Add comfortable seating, string lights, potted plants, or an outdoor rug. Power wash hard surfaces, refresh mulch, and remove broken planters or unused furniture. 

Know When a Bigger Project Makes Sense

Small updates can go a long way, but some homes do need larger renovations. Layout problems, aging systems, structural concerns, and long-term lifestyle changes may require deeper planning. Before jumping into a big project, it helps to understand how many moving parts a renovation can involve.

Homeowners considering that path can read more about what goes into a complete home renovation before deciding whether a full-scale project fits their budget, timeline, and season of life. 

Spend Where People Notice

A smart update does not need to impress everyone. It needs to improve the way the home looks, feels, or functions. Kitchens, bathrooms, entries, living spaces, and outdoor areas usually deserve attention first because people use and notice them every day.

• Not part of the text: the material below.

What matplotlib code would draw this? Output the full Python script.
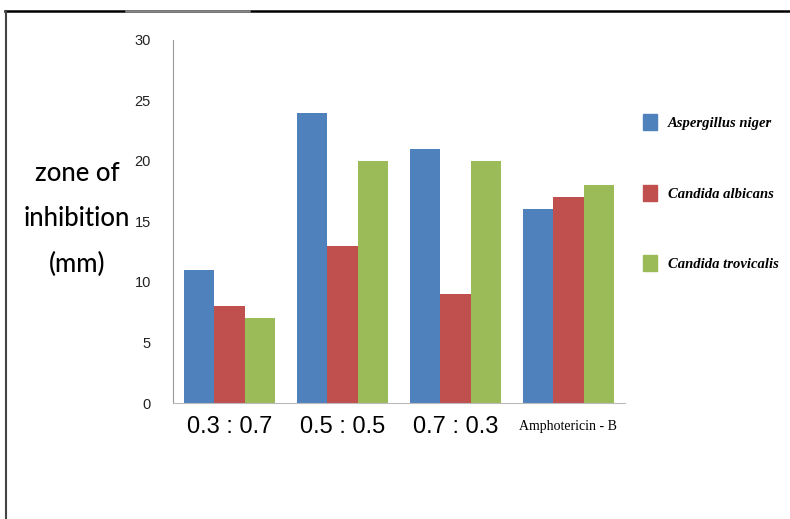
import matplotlib.pyplot as plt
import numpy as np
from matplotlib.lines import Line2D
from matplotlib.patches import Patch

categories = ['0.3 : 0.7', '0.5 : 0.5', '0.7 : 0.3', 'Amphotericin - B']
species = ['Aspergillus niger', 'Candida albicans', 'Candida trovicalis']
aspergillus = [11, 24, 21, 16]
albicans = [8, 13, 9, 17]
trovicalis = [7, 20, 20, 18]
colors = ['#4F81BD', '#C0504D', '#9BBB59']

sans = ['Liberation Sans', 'DejaVu Sans']
serif = ['Liberation Serif', 'DejaVu Serif']

fig = plt.figure(figsize=(7.9, 5.19), dpi=100)
ax = fig.add_axes([0.219, 0.2235, 0.572, 0.6995])

x = np.arange(len(categories))
w = 0.27
for i, (vals, c) in enumerate(zip([aspergillus, albicans, trovicalis], colors)):
    ax.bar(x + (i - 1) * w, vals, w, color=c, label=species[i])

ax.set_xlim(-0.5, 3.5)
ax.set_ylim(0, 30)
ax.set_yticks(range(0, 31, 5))
ax.set_xticks(x)
ax.set_xticklabels(categories)
for t, lab in zip(ax.get_xticklabels(), categories):
    if lab.startswith('Amph'):
        t.set_family(serif)
        t.set_fontsize(10)
        t.set_y(-0.012)
    else:
        t.set_family(sans)
        t.set_fontsize(17)
for t in ax.get_yticklabels():
    t.set_family(sans)
    t.set_fontsize(10.5)
    t.set_color('#222222')
ax.tick_params(axis='y', length=0, pad=16)
ax.tick_params(axis='x', length=0, pad=9)

for s in ['top', 'right']:
    ax.spines[s].set_visible(False)
ax.spines['left'].set_color('#999999')
ax.spines['bottom'].set_color('#bbbbbb')
ax.spines['left'].set_linewidth(0.8)
ax.spines['bottom'].set_linewidth(0.8)

fig.text(0.0975, 0.578, 'zone of\ninhibition\n(mm)', ha='center', va='center',
         fontsize=18.5, family=['Lato', 'DejaVu Sans'], weight='medium',
         linespacing=2.0)

# legend stacked on the right with wide spacing
handles = [Patch(color=c) for c in colors]
leg = fig.legend(handles, species, loc='upper left', bbox_to_anchor=(0.797, 0.805),
                 frameon=False, labelspacing=3.75, handlelength=1.0, handleheight=1.3,
                 handletextpad=0.7,
                 prop={'family': serif, 'style': 'italic', 'weight': 'bold', 'size': 10.5})

# page frame
fig.add_artist(Line2D([0.006, 1.0], [0.979, 0.979], color='black', lw=1.8))
fig.add_artist(Line2D([0.16, 0.315], [0.979, 0.979], color='#888888', lw=1.8))
fig.add_artist(Line2D([0.007, 0.007], [0.0, 0.979], color='#444444', lw=1.5))

fig.savefig('out.png', dpi=100)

Before spending money, ask what change would make the biggest difference in daily life. A brighter kitchen, cleaner bathroom, more organized entry, or cozier living room can help increase a home’s value while making the home more enjoyable today. 

Conclusion

You do not need a major remodel to make a home feel more valuable. Small improvements can create a powerful shift when they focus on comfort, care, and visual impact. Fresh paint, better lighting, updated fixtures, cleaner surfaces, useful storage, and welcoming outdoor spaces all help a home feel more loved and more livable.

The most effective updates work with the home instead of fighting it. They highlight what already exists, repair areas of neglect, and make daily routines feel easier. With thoughtful choices, homeowners can create a space that feels refreshed, personal, and ready for whatever comes next.